OPINIóN
Actualizado 26/07/2015
Paco Blanco Prieto

Solo quienes vagabundean por las rumorosas callejuelas salmantinas pueden hechizar su voluntad para volver a ella.

Lo voy a decir sin reparos, de frente y por derecho: Salamanca es una ciudad hecha para pasear, por mucho que la prisa urbana y los vehículos impulsados por motores de cuatro tiempos se empeñen en demostrar lo contrario. Caminar por Salamanca es como pasear por las arterias de un museo al aire libre. Deambular por las solitarias rúas y plazuelas salmantinas es un privilegio inestimable, no bien disfrutado por aquellos que olvidan el pálido recogimiento de la luz en los chaflanes. Esto hace que algunos no hayan gozado todavía del vagabundeo ocioso entre casonas, palacios, fachadas, blasones, templos y empinaduras, cortejadas por melancólicas farolas de mortecina candela.

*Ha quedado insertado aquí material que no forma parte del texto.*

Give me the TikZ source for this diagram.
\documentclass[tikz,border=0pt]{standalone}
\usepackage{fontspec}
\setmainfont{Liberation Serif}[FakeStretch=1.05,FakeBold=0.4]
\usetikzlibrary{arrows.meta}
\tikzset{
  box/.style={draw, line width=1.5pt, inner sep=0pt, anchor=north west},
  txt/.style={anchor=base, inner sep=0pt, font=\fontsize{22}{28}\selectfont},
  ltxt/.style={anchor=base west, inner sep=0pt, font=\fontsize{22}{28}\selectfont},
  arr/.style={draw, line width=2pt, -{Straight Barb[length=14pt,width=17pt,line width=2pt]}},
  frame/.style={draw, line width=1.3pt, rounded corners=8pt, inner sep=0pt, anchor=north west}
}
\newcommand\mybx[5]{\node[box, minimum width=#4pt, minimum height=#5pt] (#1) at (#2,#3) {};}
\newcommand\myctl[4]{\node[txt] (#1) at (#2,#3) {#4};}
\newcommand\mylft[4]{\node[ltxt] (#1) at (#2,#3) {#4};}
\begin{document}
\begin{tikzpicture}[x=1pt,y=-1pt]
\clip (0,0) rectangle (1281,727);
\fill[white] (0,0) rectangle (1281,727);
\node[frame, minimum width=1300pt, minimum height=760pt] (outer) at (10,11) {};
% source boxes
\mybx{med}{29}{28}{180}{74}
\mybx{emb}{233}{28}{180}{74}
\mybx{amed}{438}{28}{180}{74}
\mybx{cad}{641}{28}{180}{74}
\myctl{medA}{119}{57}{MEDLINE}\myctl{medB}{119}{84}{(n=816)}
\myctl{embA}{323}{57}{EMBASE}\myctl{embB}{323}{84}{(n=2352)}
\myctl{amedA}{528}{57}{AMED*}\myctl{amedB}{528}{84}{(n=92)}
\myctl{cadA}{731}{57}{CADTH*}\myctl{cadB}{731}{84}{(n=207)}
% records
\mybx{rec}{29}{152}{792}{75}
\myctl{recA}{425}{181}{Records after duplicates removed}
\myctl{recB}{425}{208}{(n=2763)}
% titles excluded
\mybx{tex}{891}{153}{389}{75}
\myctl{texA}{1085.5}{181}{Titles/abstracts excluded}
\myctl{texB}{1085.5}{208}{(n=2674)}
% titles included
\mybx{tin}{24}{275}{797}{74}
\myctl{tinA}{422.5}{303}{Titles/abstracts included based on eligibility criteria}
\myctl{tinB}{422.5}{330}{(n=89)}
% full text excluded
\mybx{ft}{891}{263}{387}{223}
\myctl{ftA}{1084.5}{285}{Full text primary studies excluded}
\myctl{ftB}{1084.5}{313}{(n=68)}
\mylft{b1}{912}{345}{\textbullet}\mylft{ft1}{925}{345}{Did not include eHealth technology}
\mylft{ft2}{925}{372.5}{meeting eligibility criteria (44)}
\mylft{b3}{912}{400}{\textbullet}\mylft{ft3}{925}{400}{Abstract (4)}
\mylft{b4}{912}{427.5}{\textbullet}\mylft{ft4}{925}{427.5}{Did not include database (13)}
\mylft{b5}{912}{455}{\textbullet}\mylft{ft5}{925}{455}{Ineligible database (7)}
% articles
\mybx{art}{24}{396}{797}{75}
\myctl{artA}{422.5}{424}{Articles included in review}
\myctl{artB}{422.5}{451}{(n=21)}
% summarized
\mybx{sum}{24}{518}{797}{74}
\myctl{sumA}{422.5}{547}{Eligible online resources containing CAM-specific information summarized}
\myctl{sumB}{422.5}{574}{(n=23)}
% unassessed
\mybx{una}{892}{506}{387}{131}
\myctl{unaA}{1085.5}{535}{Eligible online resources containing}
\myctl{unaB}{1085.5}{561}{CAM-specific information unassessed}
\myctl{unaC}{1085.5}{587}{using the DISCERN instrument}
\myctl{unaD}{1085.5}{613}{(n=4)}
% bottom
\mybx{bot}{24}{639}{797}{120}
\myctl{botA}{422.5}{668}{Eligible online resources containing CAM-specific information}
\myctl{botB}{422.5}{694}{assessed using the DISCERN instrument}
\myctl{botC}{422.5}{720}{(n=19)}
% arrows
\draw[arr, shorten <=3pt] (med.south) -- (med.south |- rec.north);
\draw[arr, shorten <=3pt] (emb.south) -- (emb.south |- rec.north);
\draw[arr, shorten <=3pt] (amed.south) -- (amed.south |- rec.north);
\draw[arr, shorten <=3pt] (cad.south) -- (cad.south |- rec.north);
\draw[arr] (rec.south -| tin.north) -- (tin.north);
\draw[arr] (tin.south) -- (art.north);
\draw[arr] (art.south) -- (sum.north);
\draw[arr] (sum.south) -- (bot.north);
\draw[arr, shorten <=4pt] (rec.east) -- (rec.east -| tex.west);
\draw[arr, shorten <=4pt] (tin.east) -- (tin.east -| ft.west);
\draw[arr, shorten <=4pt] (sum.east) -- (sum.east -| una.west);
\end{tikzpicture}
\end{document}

Este no es el caso de los turistas que cumplen el hechizo de volver que presagió un gran aventurero a todos los que gustan de la apacible vivienda salmantina, ascendiendo desde la puerta del río a lomos de callejuelas empedradas hasta el viejo espacio monumental, remanso de confidencias, para ser acunados por el lento goteo del tiempo en el corazón de la piedra.

Hay mucho que compartir en esa isla de paz por los jóvenes enamorados, visitantes anónimos y jubilosos jubilados, que intercambian tímidamente las miradas al cruzar sus pasos por las solitarias rondas que circundan el perímetro inimitable de nuestro recinto universitario. Cobijo de paz, jalonado de vítores y picaresca; entre ropavejeros, nodrizas, libreros, pupilos, cortesanas y prestamistas, recreando la centenaria tarea machadiana de caminar dialogando junto al otro que llevamos siempre al costado.

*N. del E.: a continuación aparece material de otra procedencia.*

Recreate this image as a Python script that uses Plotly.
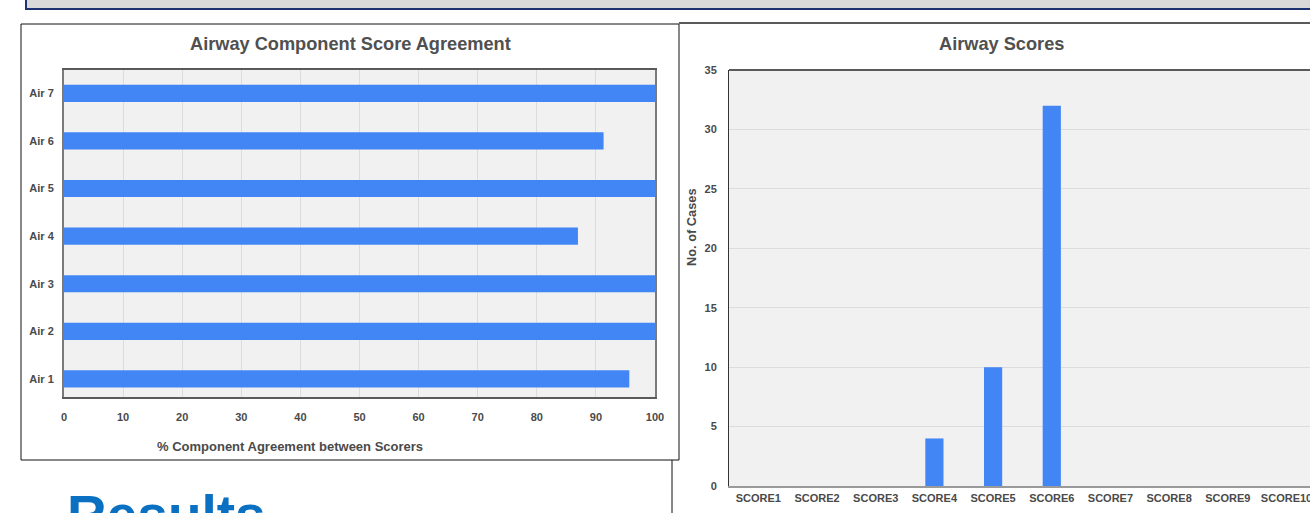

Presumid de tal desprendimiento vital, administrando cautelosamente este generoso legado de callejas y recodos para reconfortar el espíritu y ahuyentan los malos pensamientos. Recostaros en el silencio para alcanzar modestos nirvanas urbanos impensables en otras latitudes, sin necesidad de perderos por legendarios parajes, ni participar en cursillos de relajación mental. Abandonaros entre las semioscuras callejuelas nocturnas de este rincón, como mejor manera de encontraros con el milagro de los cinceles en el tapiz pétreo que franquea la entrada al templo plateresco de la sabiduría, de donde fue expulsada la ignorancia hace sesenta y nueve años por el sumo sacerdote.